THE PROBLEM: Write out the material exactly, leaving every picture behind.

DATA SECTION:
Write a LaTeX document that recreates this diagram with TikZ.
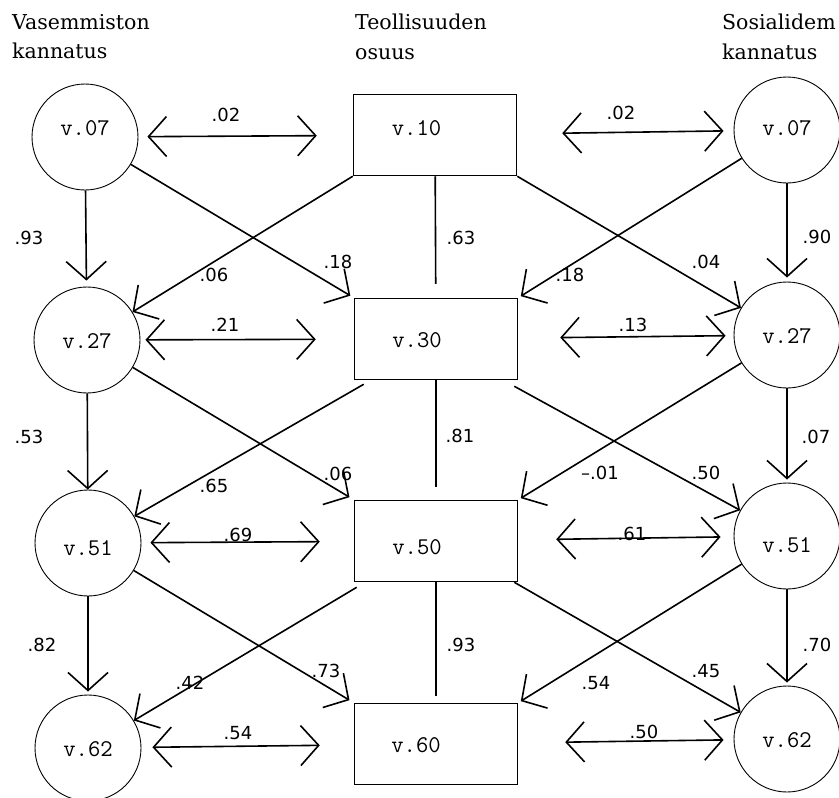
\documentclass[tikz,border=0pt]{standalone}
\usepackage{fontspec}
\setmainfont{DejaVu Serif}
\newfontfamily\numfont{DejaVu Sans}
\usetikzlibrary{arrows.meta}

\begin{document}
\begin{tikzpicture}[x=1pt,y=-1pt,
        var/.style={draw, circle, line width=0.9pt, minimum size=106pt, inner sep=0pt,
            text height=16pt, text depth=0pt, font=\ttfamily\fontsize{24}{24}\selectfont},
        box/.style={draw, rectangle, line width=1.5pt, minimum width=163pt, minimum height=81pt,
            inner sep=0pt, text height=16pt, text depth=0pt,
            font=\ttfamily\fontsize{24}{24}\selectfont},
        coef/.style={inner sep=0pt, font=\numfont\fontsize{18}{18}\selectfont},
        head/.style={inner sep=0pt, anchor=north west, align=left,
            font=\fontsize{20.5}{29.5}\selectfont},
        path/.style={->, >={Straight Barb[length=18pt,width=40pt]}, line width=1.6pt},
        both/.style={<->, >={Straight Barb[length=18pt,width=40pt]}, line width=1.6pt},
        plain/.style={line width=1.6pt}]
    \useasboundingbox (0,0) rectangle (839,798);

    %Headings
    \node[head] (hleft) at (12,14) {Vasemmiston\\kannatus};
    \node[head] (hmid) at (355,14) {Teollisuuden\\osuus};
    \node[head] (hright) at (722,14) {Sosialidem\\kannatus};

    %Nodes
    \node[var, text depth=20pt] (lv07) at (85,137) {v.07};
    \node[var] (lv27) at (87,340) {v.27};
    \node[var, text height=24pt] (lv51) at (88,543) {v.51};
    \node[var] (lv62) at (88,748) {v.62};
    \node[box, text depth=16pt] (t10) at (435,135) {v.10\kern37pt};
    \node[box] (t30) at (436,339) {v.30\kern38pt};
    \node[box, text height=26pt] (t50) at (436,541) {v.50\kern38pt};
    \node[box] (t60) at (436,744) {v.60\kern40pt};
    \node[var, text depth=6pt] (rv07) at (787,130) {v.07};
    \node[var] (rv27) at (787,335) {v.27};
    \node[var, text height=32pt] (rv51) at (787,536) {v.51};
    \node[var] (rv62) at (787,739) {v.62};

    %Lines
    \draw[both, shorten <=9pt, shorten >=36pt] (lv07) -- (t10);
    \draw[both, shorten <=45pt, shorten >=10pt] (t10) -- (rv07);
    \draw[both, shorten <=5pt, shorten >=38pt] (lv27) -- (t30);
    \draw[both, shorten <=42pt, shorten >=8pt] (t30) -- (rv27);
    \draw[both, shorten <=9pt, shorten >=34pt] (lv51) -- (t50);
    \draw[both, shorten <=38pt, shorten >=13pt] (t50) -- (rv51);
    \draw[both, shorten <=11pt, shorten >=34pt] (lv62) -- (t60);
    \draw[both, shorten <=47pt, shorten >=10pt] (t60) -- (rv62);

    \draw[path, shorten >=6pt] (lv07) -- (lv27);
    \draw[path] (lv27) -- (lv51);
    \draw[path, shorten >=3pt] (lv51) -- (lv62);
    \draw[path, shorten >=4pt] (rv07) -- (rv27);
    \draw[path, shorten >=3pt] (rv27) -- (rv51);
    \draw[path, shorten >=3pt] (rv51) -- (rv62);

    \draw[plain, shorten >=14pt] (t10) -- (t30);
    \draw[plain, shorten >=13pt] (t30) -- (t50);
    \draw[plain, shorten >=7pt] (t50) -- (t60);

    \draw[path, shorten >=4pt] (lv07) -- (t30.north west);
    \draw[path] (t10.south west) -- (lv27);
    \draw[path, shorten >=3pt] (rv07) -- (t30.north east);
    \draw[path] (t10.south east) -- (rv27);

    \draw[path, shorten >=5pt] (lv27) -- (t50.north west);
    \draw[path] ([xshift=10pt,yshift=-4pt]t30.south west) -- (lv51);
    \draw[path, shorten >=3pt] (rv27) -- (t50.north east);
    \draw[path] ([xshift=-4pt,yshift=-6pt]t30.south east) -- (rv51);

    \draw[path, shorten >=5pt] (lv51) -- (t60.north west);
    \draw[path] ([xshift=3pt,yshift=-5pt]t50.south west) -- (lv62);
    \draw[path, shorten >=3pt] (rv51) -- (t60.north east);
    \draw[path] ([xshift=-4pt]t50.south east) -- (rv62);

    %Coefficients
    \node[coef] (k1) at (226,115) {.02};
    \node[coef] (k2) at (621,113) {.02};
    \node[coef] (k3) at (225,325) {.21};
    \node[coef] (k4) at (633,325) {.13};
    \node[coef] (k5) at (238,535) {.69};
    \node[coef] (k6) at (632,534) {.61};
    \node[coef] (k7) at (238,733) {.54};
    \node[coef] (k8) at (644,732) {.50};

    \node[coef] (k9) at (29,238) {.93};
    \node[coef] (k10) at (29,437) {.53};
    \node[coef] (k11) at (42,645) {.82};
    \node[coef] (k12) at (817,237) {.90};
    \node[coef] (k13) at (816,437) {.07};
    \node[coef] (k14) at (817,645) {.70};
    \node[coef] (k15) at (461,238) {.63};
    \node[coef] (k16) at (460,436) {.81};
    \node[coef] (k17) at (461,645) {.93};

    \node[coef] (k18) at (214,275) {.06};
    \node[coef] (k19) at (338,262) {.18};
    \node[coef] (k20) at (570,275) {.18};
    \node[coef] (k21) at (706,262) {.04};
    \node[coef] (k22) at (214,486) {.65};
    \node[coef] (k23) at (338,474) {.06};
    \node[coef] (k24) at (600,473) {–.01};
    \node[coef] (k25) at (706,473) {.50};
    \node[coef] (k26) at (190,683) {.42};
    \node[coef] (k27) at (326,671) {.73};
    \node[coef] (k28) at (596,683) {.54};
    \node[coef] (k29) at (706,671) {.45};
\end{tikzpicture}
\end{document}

THE OUTPUT:
Write a LaTeX document that recreates this diagram with TikZ.
\documentclass[tikz,border=0pt]{standalone}
\usepackage{fontspec}
\setmainfont{DejaVu Serif}
\newfontfamily\numfont{DejaVu Sans}
\usetikzlibrary{arrows.meta}

\begin{document}
\begin{tikzpicture}[x=1pt,y=-1pt,
        var/.style={draw, circle, line width=0.9pt, minimum size=106pt, inner sep=0pt,
            text height=16pt, text depth=0pt, font=\ttfamily\fontsize{24}{24}\selectfont},
        box/.style={draw, rectangle, line width=1.5pt, minimum width=163pt, minimum height=81pt,
            inner sep=0pt, text height=16pt, text depth=0pt,
            font=\ttfamily\fontsize{24}{24}\selectfont},
        coef/.style={inner sep=0pt, font=\numfont\fontsize{18}{18}\selectfont},
        head/.style={inner sep=0pt, anchor=north west, align=left,
            font=\fontsize{20.5}{29.5}\selectfont},
        path/.style={->, >={Straight Barb[length=18pt,width=40pt]}, line width=1.6pt},
        both/.style={<->, >={Straight Barb[length=18pt,width=40pt]}, line width=1.6pt},
        plain/.style={line width=1.6pt}]
    \useasboundingbox (0,0) rectangle (839,798);

    %Headings
    \node[head] (hleft) at (12,14) {Vasemmiston\\kannatus};
    \node[head] (hmid) at (355,14) {Teollisuuden\\osuus};
    \node[head] (hright) at (722,14) {Sosialidem\\kannatus};

    %Nodes
    \node[var, text depth=20pt] (lv07) at (85,137) {v.07};
    \node[var] (lv27) at (87,340) {v.27};
    \node[var, text height=24pt] (lv51) at (88,543) {v.51};
    \node[var] (lv62) at (88,748) {v.62};
    \node[box, text depth=16pt] (t10) at (435,135) {v.10\kern37pt};
    \node[box] (t30) at (436,339) {v.30\kern38pt};
    \node[box, text height=26pt] (t50) at (436,541) {v.50\kern38pt};
    \node[box] (t60) at (436,744) {v.60\kern40pt};
    \node[var, text depth=6pt] (rv07) at (787,130) {v.07};
    \node[var] (rv27) at (787,335) {v.27};
    \node[var, text height=32pt] (rv51) at (787,536) {v.51};
    \node[var] (rv62) at (787,739) {v.62};

    %Lines
    \draw[both, shorten <=9pt, shorten >=36pt] (lv07) -- (t10);
    \draw[both, shorten <=45pt, shorten >=10pt] (t10) -- (rv07);
    \draw[both, shorten <=5pt, shorten >=38pt] (lv27) -- (t30);
    \draw[both, shorten <=42pt, shorten >=8pt] (t30) -- (rv27);
    \draw[both, shorten <=9pt, shorten >=34pt] (lv51) -- (t50);
    \draw[both, shorten <=38pt, shorten >=13pt] (t50) -- (rv51);
    \draw[both, shorten <=11pt, shorten >=34pt] (lv62) -- (t60);
    \draw[both, shorten <=47pt, shorten >=10pt] (t60) -- (rv62);

    \draw[path, shorten >=6pt] (lv07) -- (lv27);
    \draw[path] (lv27) -- (lv51);
    \draw[path, shorten >=3pt] (lv51) -- (lv62);
    \draw[path, shorten >=4pt] (rv07) -- (rv27);
    \draw[path, shorten >=3pt] (rv27) -- (rv51);
    \draw[path, shorten >=3pt] (rv51) -- (rv62);

    \draw[plain, shorten >=14pt] (t10) -- (t30);
    \draw[plain, shorten >=13pt] (t30) -- (t50);
    \draw[plain, shorten >=7pt] (t50) -- (t60);

    \draw[path, shorten >=4pt] (lv07) -- (t30.north west);
    \draw[path] (t10.south west) -- (lv27);
    \draw[path, shorten >=3pt] (rv07) -- (t30.north east);
    \draw[path] (t10.south east) -- (rv27);

    \draw[path, shorten >=5pt] (lv27) -- (t50.north west);
    \draw[path] ([xshift=10pt,yshift=-4pt]t30.south west) -- (lv51);
    \draw[path, shorten >=3pt] (rv27) -- (t50.north east);
    \draw[path] ([xshift=-4pt,yshift=-6pt]t30.south east) -- (rv51);

    \draw[path, shorten >=5pt] (lv51) -- (t60.north west);
    \draw[path] ([xshift=3pt,yshift=-5pt]t50.south west) -- (lv62);
    \draw[path, shorten >=3pt] (rv51) -- (t60.north east);
    \draw[path] ([xshift=-4pt]t50.south east) -- (rv62);

    %Coefficients
    \node[coef] (k1) at (226,115) {.02};
    \node[coef] (k2) at (621,113) {.02};
    \node[coef] (k3) at (225,325) {.21};
    \node[coef] (k4) at (633,325) {.13};
    \node[coef] (k5) at (238,535) {.69};
    \node[coef] (k6) at (632,534) {.61};
    \node[coef] (k7) at (238,733) {.54};
    \node[coef] (k8) at (644,732) {.50};

    \node[coef] (k9) at (29,238) {.93};
    \node[coef] (k10) at (29,437) {.53};
    \node[coef] (k11) at (42,645) {.82};
    \node[coef] (k12) at (817,237) {.90};
    \node[coef] (k13) at (816,437) {.07};
    \node[coef] (k14) at (817,645) {.70};
    \node[coef] (k15) at (461,238) {.63};
    \node[coef] (k16) at (460,436) {.81};
    \node[coef] (k17) at (461,645) {.93};

    \node[coef] (k18) at (214,275) {.06};
    \node[coef] (k19) at (338,262) {.18};
    \node[coef] (k20) at (570,275) {.18};
    \node[coef] (k21) at (706,262) {.04};
    \node[coef] (k22) at (214,486) {.65};
    \node[coef] (k23) at (338,474) {.06};
    \node[coef] (k24) at (600,473) {–.01};
    \node[coef] (k25) at (706,473) {.50};
    \node[coef] (k26) at (190,683) {.42};
    \node[coef] (k27) at (326,671) {.73};
    \node[coef] (k28) at (596,683) {.54};
    \node[coef] (k29) at (706,671) {.45};
\end{tikzpicture}
\end{document}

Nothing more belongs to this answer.